Perhaps they found me. Maybe we were drawn together like drops of water on the same flower petal. Maybe we had always been together, pieces of a whole whose connection reached back farther than memory. Perhaps there was no finding involved, just a recognition from one soul to another. Whatever the case, if my home could be called heaven, it wasn’t because it was flawlessly beautiful, devoid of want and fear, or even peopled with those who honestly seek to help and serve everyone around them. It was because of my friends.

I don’t know how long our connection lasted. It must have been forever in a place where time was meaningless. We learned together, grew together, laughed together. They stretched my intellect and challenged all my capacities. They knew how to make me smile and could sense when I was afraid. Every step of progress we made was a team effort. We climbed on each other’s backs in a human pyramid to make it from one level to the next, and then those on top would reach down, lifting each dear friend until we all landed on a higher plane of understanding and existence.

No one was excluded from this group; it didn’t work like that in my world. There weren’t cliques or any sort of stratification of people. We just each found those around us who seemed to be pieces of the same whole, and while we loved everyone, not every cog fit together as perfectly as I did with my friends.
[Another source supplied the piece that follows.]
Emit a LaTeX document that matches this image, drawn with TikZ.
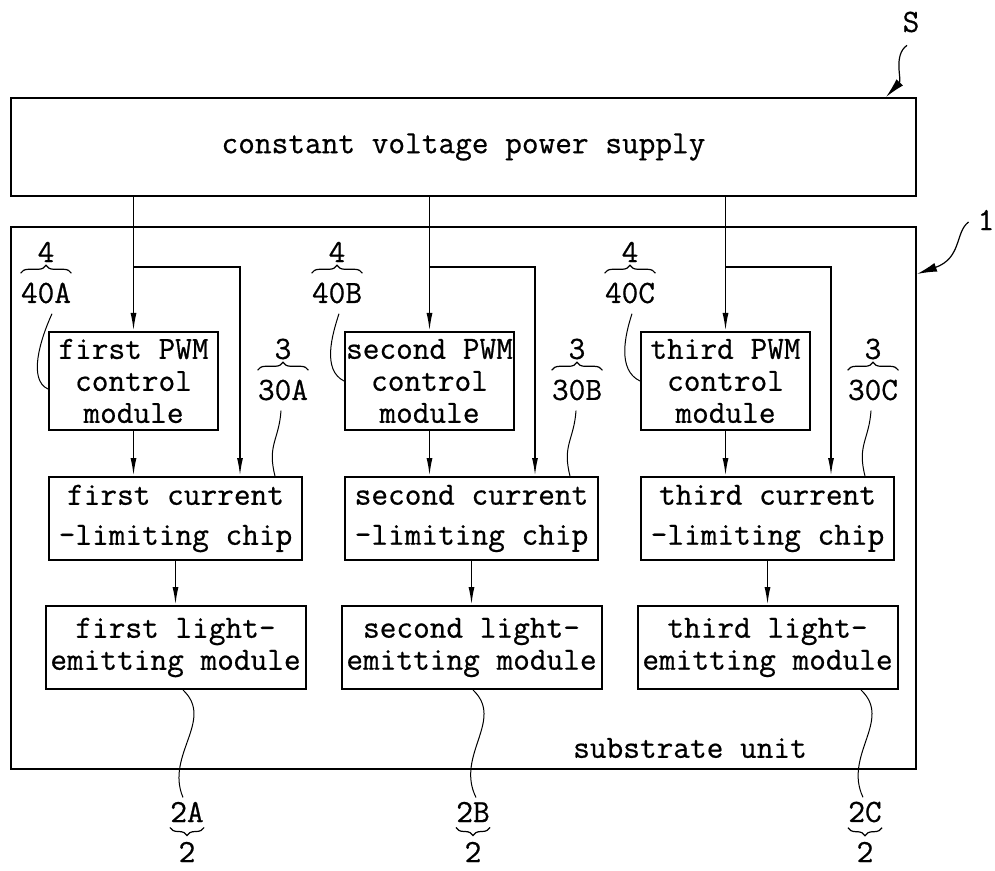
\documentclass[tikz,border=0pt]{standalone}
\usepackage{fontspec}
\setmonofont{Latin Modern Mono}[FakeBold=0.6]
\usetikzlibrary{arrows.meta,decorations.pathreplacing}

\def\unitpx{0.5pt}
% reference numeral with a brace under the upper text (tip up)
\newcommand{\refup}[5]{%
  \node[reftext] (#1) at (#2,#3) {#5};
  \draw[refbrace] ([yshift=9*\unitpx]#1.north west) -- ([yshift=9*\unitpx]#1.north east);
  \node[reftext] (#1top) at ([yshift=41*\unitpx]#1.center) {#4};
}
% reference numeral with a brace under the upper text (tip down)
\newcommand{\refdown}[5]{%
  \node[reftext] (#1) at (#2,#3) {#4};
  \draw[refbrace] ([yshift=-5*\unitpx]#1.south east) -- ([yshift=-5*\unitpx]#1.south west);
  \node[reftext] (#1low) at ([yshift=-40*\unitpx]#1.center) {#5};
}

\begin{document}
\begin{tikzpicture}[
		x=0.5pt, y=-0.5pt,
		font=\ttfamily\fontsize{16.2}{16}\selectfont,
		block/.style={draw, line width=1pt, align=center, inner sep=0pt},
		chipbox/.style={block, font=\ttfamily\fontsize{16.2}{20}\selectfont},
		reftext/.style={inner sep=0pt},
		refbrace/.style={decorate, decoration={brace, amplitude=4pt}, line width=0.6pt},
		flow/.style={-{Latex[length=9pt,width=3pt]}, line width=0.8pt},
		pointer/.style={-{Latex[length=10pt,width=4.5pt]}, line width=0.6pt},
		leader/.style={line width=0.5pt},
	]
	\useasboundingbox (0,0) rectangle (995,871);

	% column x coordinates
	\def\pwmAx{133.5}
	\def\pwmBx{429.5}
	\def\pwmCx{725.5}
	\def\chipAx{175.5}
	\def\chipBx{471.5}
	\def\chipCx{767.5}

	% rows
	\def\pwmy{381}
	\def\chipy{518.5}
	\def\lighty{647.5}
	\def\splity{267}

	% box geometry
	\def\pwmw{169}
	\def\pwmh{98}
	\def\chipw{253}
	\def\chiph{83}
	\def\lightw{260}
	\def\lighth{83}

	% outer boxes
	\node[block, minimum width=905*\unitpx, minimum height=98*\unitpx] (supply) at (463.5,147)
	{constant voltage power supply};
	\node[block, minimum width=905*\unitpx, minimum height=542*\unitpx] (substrate) at (463.5,498) {};
	\node (substrateLabel) at (690,748) {substrate unit};

	% PWM control modules
	\node[block, minimum width=\pwmw*\unitpx, minimum height=\pwmh*\unitpx] (pwmA) at (\pwmAx,\pwmy)
	{first PWM\\control\\module};
	\node[block, minimum width=\pwmw*\unitpx, minimum height=\pwmh*\unitpx] (pwmB) at (\pwmBx,\pwmy)
	{second PWM\\control\\module};
	\node[block, minimum width=\pwmw*\unitpx, minimum height=\pwmh*\unitpx] (pwmC) at (\pwmCx,\pwmy)
	{third PWM\\control\\module};

	% current-limiting chips
	\node[chipbox, minimum width=\chipw*\unitpx, minimum height=\chiph*\unitpx] (chipA) at (\chipAx,\chipy)
	{first current\\-limiting chip};
	\node[chipbox, minimum width=\chipw*\unitpx, minimum height=\chiph*\unitpx] (chipB) at (\chipBx,\chipy)
	{second current\\-limiting chip};
	\node[chipbox, minimum width=\chipw*\unitpx, minimum height=\chiph*\unitpx] (chipC) at (\chipCx,\chipy)
	{third current\\-limiting chip};

	% light-emitting modules
	\node[block, minimum width=\lightw*\unitpx, minimum height=\lighth*\unitpx] (lightA) at (\chipAx,\lighty)
	{first light-\\emitting module};
	\node[block, minimum width=\lightw*\unitpx, minimum height=\lighth*\unitpx] (lightB) at (\chipBx,\lighty)
	{second light-\\emitting module};
	\node[block, minimum width=\lightw*\unitpx, minimum height=\lighth*\unitpx] (lightC) at (\chipCx,\lighty)
	{third light-\\emitting module};

	% split points and chip feed columns
	\coordinate (tapA) at (\pwmAx,\splity);
	\coordinate (tapB) at (\pwmBx,\splity);
	\coordinate (tapC) at (\pwmCx,\splity);
	\coordinate (feedA) at (240,\splity);
	\coordinate (feedB) at (535,\splity);
	\coordinate (feedC) at (831,\splity);

	% supply -> PWM modules
	\draw[flow] (supply.south -| pwmA.north) -- (pwmA.north);
	\draw[flow] (supply.south -| pwmB.north) -- (pwmB.north);
	\draw[flow] (supply.south -| pwmC.north) -- (pwmC.north);

	% supply -> chips
	\draw[flow] (tapA) -- (feedA) -- (chipA.north -| feedA);
	\draw[flow] (tapB) -- (feedB) -- (chipB.north -| feedB);
	\draw[flow] (tapC) -- (feedC) -- (chipC.north -| feedC);

	% PWM -> chips
	\draw[flow] (pwmA.south) -- (pwmA.south |- chipA.north);
	\draw[flow] (pwmB.south) -- (pwmB.south |- chipB.north);
	\draw[flow] (pwmC.south) -- (pwmC.south |- chipC.north);

	% chips -> light-emitting modules
	\draw[flow] (chipA.south) -- (lightA.north);
	\draw[flow] (chipB.south) -- (lightB.north);
	\draw[flow] (chipC.south) -- (lightC.north);

	% reference numerals
	\node (labelS) at (911,22) {S};
	\node (label1) at (986,220) {1};
	\refup{n40A}{46}{293}{4}{40A}
	\refup{n40B}{337}{293}{4}{40B}
	\refup{n40C}{630}{293}{4}{40C}
	\refup{n30A}{283}{390}{3}{30A}
	\refup{n30B}{577}{390}{3}{30B}
	\refup{n30C}{873}{390}{3}{30C}
	\refdown{n2A}{187}{812}{2A}{2}
	\refdown{n2B}{473}{812}{2B}{2}
	\refdown{n2C}{865}{812}{2C}{2}

	% pointer arrows
	\draw[pointer] ([xshift=-2pt,yshift=-3pt]labelS.south) .. controls (893,55) and (902,80)
		.. ([xshift=-31*\unitpx]supply.north east);
	\draw[pointer] ([xshift=-1pt,yshift=-1pt]label1.west) .. controls (955,232) and (962,258)
		.. ([yshift=-48*\unitpx]substrate.north east);

	% leader lines
	\draw[leader] ([xshift=3pt,yshift=-5pt]n40A.south) .. controls (40,340) and (28,380)
		.. ([yshift=-4pt]pwmA.west);
	\draw[leader] ([xshift=1pt,yshift=-5pt]n40B.south) .. controls (332,335) and (322,370) .. (pwmB.west);
	\draw[leader] ([xshift=1pt,yshift=-5pt]n40C.south) .. controls (625,335) and (617,370) .. (pwmC.west);
	\draw[leader] ([xshift=-1pt,yshift=-5pt]n30A.south) .. controls (279,440) and (267,445)
		.. (chipA.north -| 275,0);
	\draw[leader] ([xshift=-0.5pt,yshift=-5pt]n30B.south) .. controls (574,440) and (562,445)
		.. (chipB.north -| 570,0);
	\draw[leader] ([xshift=-1pt,yshift=-5pt]n30C.south) .. controls (869,440) and (857,445)
		.. (chipC.north -| 865,0);
	\draw[leader] (lightA.south -| 183,0) .. controls (215,720) and (165,755)
		.. ([xshift=-2pt,yshift=2pt]n2A.north);
	\draw[leader] (lightB.south -| 473,0) .. controls (505,720) and (455,755)
		.. ([xshift=1.5pt,yshift=2pt]n2B.north);
	\draw[leader] (lightC.south -| 861,0) .. controls (893,720) and (843,755)
		.. ([xshift=-1pt,yshift=2pt]n2C.north);

\end{tikzpicture}
\end{document}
When the announcement that we had all been waiting for finally came, my friends and I added our voices to the deafening shouts of joy. We were finally ready. We’d reached the point in our eternal progression where we simply could go no further in the world we inhabited. We would fall to the telestial world. That might sound like a step backward from your perspective, but we knew it for what it was: a chance to become something more, something better. To someone observing a caterpillar, the quiet, dark solitude of a cocoon has to seem like a step backward from the warm sunlight, but the caterpillar builds his own prison, knowing he will emerge from it something much better than what he was when he entered.

Despite being constantly in the company of love and encouragement, the wait for our turn to fall seemed interminable. We discussed every possible trial and imagined what it would be like when we finally passed through the veil. In all this discussion, serious and full of levity, we never once worried about being apart. It didn’t matter that we would be potentially spread across an endless world, each drowning in a sea of people struggling to find their way. We didn’t know how or when we had found each other before, but we were certain that we could do it again. It would be a natural process, and we would learn it in a similar manner as we would breathing or walking. We had discussed every single possible trial in our eternity together, but never that. The concept was too foreign, too unthinkable, like being told you will wake up tomorrow and have forgotten how to blink.
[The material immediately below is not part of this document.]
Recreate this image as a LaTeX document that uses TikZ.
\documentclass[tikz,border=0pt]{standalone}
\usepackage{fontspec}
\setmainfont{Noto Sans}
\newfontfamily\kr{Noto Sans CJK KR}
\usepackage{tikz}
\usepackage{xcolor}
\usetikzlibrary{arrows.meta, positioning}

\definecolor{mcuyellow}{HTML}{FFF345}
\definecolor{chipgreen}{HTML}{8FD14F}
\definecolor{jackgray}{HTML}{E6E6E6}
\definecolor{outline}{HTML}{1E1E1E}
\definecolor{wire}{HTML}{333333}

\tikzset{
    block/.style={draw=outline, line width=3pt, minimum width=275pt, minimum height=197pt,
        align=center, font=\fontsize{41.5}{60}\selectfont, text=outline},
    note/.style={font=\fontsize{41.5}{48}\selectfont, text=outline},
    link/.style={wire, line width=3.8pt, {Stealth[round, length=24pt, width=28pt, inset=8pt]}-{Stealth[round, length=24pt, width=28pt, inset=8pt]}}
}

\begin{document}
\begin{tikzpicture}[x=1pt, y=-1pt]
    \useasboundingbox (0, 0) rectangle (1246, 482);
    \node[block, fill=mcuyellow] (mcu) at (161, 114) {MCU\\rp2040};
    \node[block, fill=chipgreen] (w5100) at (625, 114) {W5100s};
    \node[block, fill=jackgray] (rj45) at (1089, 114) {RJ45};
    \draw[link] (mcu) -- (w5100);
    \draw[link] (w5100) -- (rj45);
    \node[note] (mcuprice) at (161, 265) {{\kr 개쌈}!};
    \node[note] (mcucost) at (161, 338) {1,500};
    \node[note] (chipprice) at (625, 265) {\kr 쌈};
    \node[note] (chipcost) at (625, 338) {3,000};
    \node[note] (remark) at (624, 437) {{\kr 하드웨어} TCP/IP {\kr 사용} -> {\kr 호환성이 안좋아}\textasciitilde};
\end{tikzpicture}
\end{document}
Just when I had told myself, for the hundredth time, to stop listening for my call, it finally came. The voice spoke softly that it was time to go, igniting flutters of nerves and fires of anticipation uncomfortably inside my soul. Immediately I turned to my friends and shouted, “It’s time for us to go!”

But the voice came again, softly but firmly, “Not them, just yet. I’m sending you first.”
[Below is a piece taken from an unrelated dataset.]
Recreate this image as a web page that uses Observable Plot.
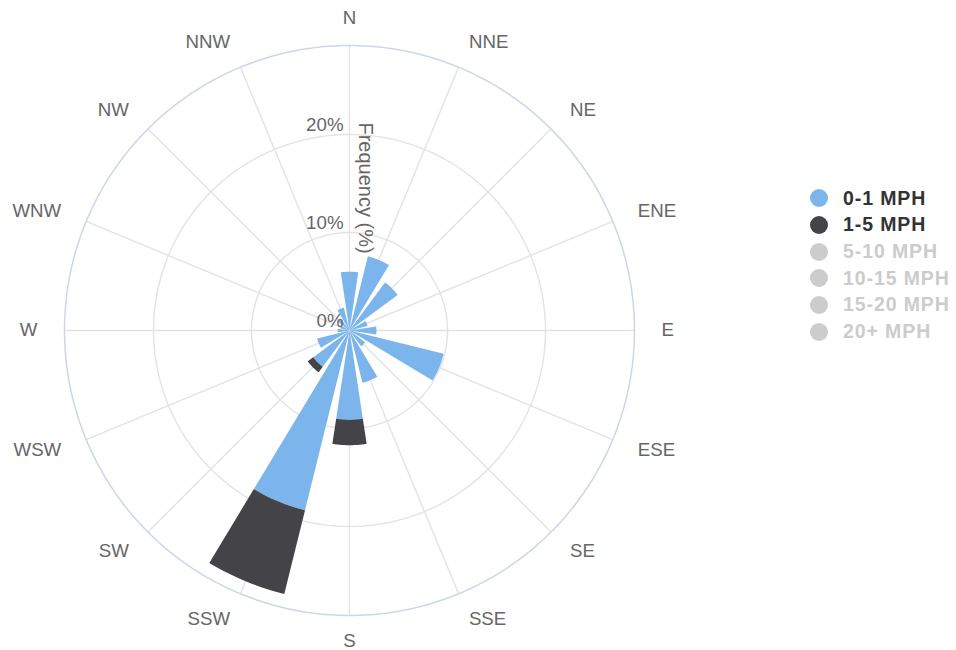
<!DOCTYPE html>
<html>
<head>
<meta charset="utf-8">
<script src="https://cdn.jsdelivr.net/npm/d3@7"></script>
<script src="https://cdn.jsdelivr.net/npm/@observablehq/plot@0.6"></script>
<style>
  html, body { margin: 0; padding: 0; background: #fff; }
  #wrap { position: relative; width: 956px; height: 650px; font-family: "Liberation Sans", Arial, Helvetica, sans-serif; }
  #legend { position: absolute; left: 810px; top: 184.8px; }
  .item { display: flex; align-items: center; height: 26.7px; font-weight: bold; font-size: 19.5px; letter-spacing: 0.9px; white-space: nowrap; }
  .sym { width: 18px; height: 18px; border-radius: 50%; margin-right: 15px; flex: none; }
</style>
</head>
<body>
<div id="wrap"><div id="chart"></div><div id="legend"></div></div>
<script>
// ---- data ----
const directions = ["N","NNE","NE","ENE","E","ESE","SE","SSE","S","SSW","SW","WSW","W","WNW","NW","NNW"];
const speed0to1 = [6.0, 7.8, 6.1, 1.9, 2.75, 9.9, 2.0, 5.5, 9.1, 18.9, 4.6, 3.4, 1.2, 1.0, 1.5, 2.4];
const speed1to5 = [0, 0, 0, 0, 0, 0, 0, 0, 2.6, 8.8, 0.7, 0, 0, 0, 0, 0];
const seriesNames = ["0-1 MPH", "1-5 MPH", "5-10 MPH", "10-15 MPH", "15-20 MPH", "20+ MPH"];
const seriesVisible = [true, true, false, false, false, false];
const seriesColors = ["#7cb5ec", "#434348", "#cccccc", "#cccccc", "#cccccc", "#cccccc"];
const radialTicks = [0, 10, 20];
const axisTitle = "Frequency (%)";

// ---- layout ----
const W = 956, H = 650, CX = 349, CY = 330, RPX = 285;
const pxPerUnit = 9.8;              // pixels per 1 %
const RMAX = RPX / pxPerUnit;       // outer edge in %
const LABEL_R = 312 / pxPerUnit;    // direction label radius in %
const halfWidth = 8.6 * Math.PI / 180;
const step = 2 * Math.PI / directions.length;

const rad = i => i * step;
const px = (r, a) => r * Math.sin(a);
const py = (r, a) => r * Math.cos(a);

// stacked sector polygons
const stacks = [speed0to1, speed1to5];
const sectorPts = stacks.map(() => []);
directions.forEach((d, i) => {
  let base = 0;
  stacks.forEach((vals, s) => {
    const v = vals[i];
    if (v > 0) {
      const r0 = base, r1 = base + v, a = rad(i), id = d + s;
      const n = 14;
      for (let k = 0; k <= n; k++) {
        const t = a - halfWidth + (2 * halfWidth) * k / n;
        sectorPts[s].push({id, x: px(r1, t), y: py(r1, t)});
      }
      if (r0 > 0) {
        for (let k = n; k >= 0; k--) {
          const t = a - halfWidth + (2 * halfWidth) * k / n;
          sectorPts[s].push({id, x: px(r0, t), y: py(r0, t)});
        }
      } else {
        sectorPts[s].push({id, x: 0, y: 0});
      }
    }
    base += v;
  });
});

// rings
const ringPts = [];
radialTicks.filter(t => t > 0).forEach(t => {
  for (let k = 0; k < 180; k++) {
    const a = k * 2 * Math.PI / 180;
    ringPts.push({ring: t, x: px(t, a), y: py(t, a)});
  }
});
const outerPts = d3.range(0, 360, 1).map(k => ({x: px(RMAX, k * Math.PI / 180), y: py(RMAX, k * Math.PI / 180)}));

const dirData = directions.map((d, i) => ({d, a: rad(i)}));
const eastSide = dirData.filter(o => Math.sin(o.a) > 1e-6);
const westSide = dirData.filter(o => Math.sin(o.a) < -1e-6);
const northSide = dirData.filter(o => Math.abs(Math.sin(o.a)) <= 1e-6 && Math.cos(o.a) > 0);
const southSide = dirData.filter(o => Math.abs(Math.sin(o.a)) <= 1e-6 && Math.cos(o.a) < 0);

const font = {fontSize: 18.7, fill: "#666666"};
const lx = o => px(LABEL_R, o.a), ly = o => py(LABEL_R, o.a);

const chart = Plot.plot({
  width: W, height: H,
  margin: 0,
  style: {fontFamily: '"Liberation Sans", Arial, Helvetica, sans-serif', background: "transparent"},
  x: {domain: [-CX / pxPerUnit, (W - CX) / pxPerUnit], axis: null},
  y: {domain: [-(H - CY) / pxPerUnit, CY / pxPerUnit], axis: null},
  marks: [
    Plot.line(ringPts, {x: "x", y: "y", z: "ring", stroke: "#e3e3e3", strokeWidth: 1.4, curve: "linear-closed"}),
    Plot.link(dirData, {x1: 0, y1: 0, x2: o => px(RMAX, o.a), y2: o => py(RMAX, o.a), stroke: "#e3e3e3", strokeWidth: 1.4}),
    Plot.line(outerPts, {x: "x", y: "y", stroke: "#ccd6eb", strokeWidth: 1.5, curve: "linear-closed"}),
    ...sectorPts.map((pts, s) => Plot.line(pts, {x: "x", y: "y", z: "id", fill: seriesColors[s], stroke: "none", curve: "linear-closed"})),
    Plot.text(eastSide, {x: lx, y: ly, text: "d", textAnchor: "start", lineAnchor: "middle", ...font}),
    Plot.text(westSide, {x: lx, y: ly, text: "d", textAnchor: "end", lineAnchor: "middle", ...font}),
    Plot.text(northSide, {x: lx, y: ly, text: "d", textAnchor: "middle", lineAnchor: "middle", ...font}),
    Plot.text(southSide, {x: lx, y: ly, text: "d", textAnchor: "middle", lineAnchor: "middle", dy: -1.5, ...font}),
    Plot.text(radialTicks, {x: 0, y: t => t, text: t => t + "%", textAnchor: "end", lineAnchor: "middle", dx: -6, dy: -9.5, ...font}),
    Plot.text([axisTitle], {x: 0, y: RMAX / 2, text: d => d, rotate: 90, lineAnchor: "middle", textAnchor: "middle", dx: 15.5, fontSize: 20, fill: "#666666"})
  ]
});
document.getElementById("chart").appendChild(chart);

// legend
const legend = document.getElementById("legend");
seriesNames.forEach((name, i) => {
  const item = document.createElement("div");
  item.className = "item";
  item.style.color = seriesVisible[i] ? "#333333" : "#cccccc";
  const sym = document.createElement("span");
  sym.className = "sym";
  sym.style.background = seriesColors[i];
  item.appendChild(sym);
  item.appendChild(document.createTextNode(name));
  legend.appendChild(item);
});
</script>
</body>
</html>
My heart fell, gripped by terror at a thought I’d never considered. Of course we would go together. We needed each other. How could we pass the test to come without the guidance, advice and encouragement we had always shared between us.

“No!” I shouted, choking back tears, “I just can’t do it alone. I’ll wander the Earth searching for them.”

The voice stayed silent and I felt his calm as he breathed out comfort and strength.

Then without warning, I started to fade. My mind went groggy and quiet.

But in desperation I tried one more time. I thought, “You taught us that we're interconnected. I’ve never been on my own.”

As all went black, I heard one more thought, “They’re coming, my daughter, but you must go first. You will be their mother."



What if the reason we feel instantly connected to a new child isn't because of biology, but because we recognize a soul we already knew and loved.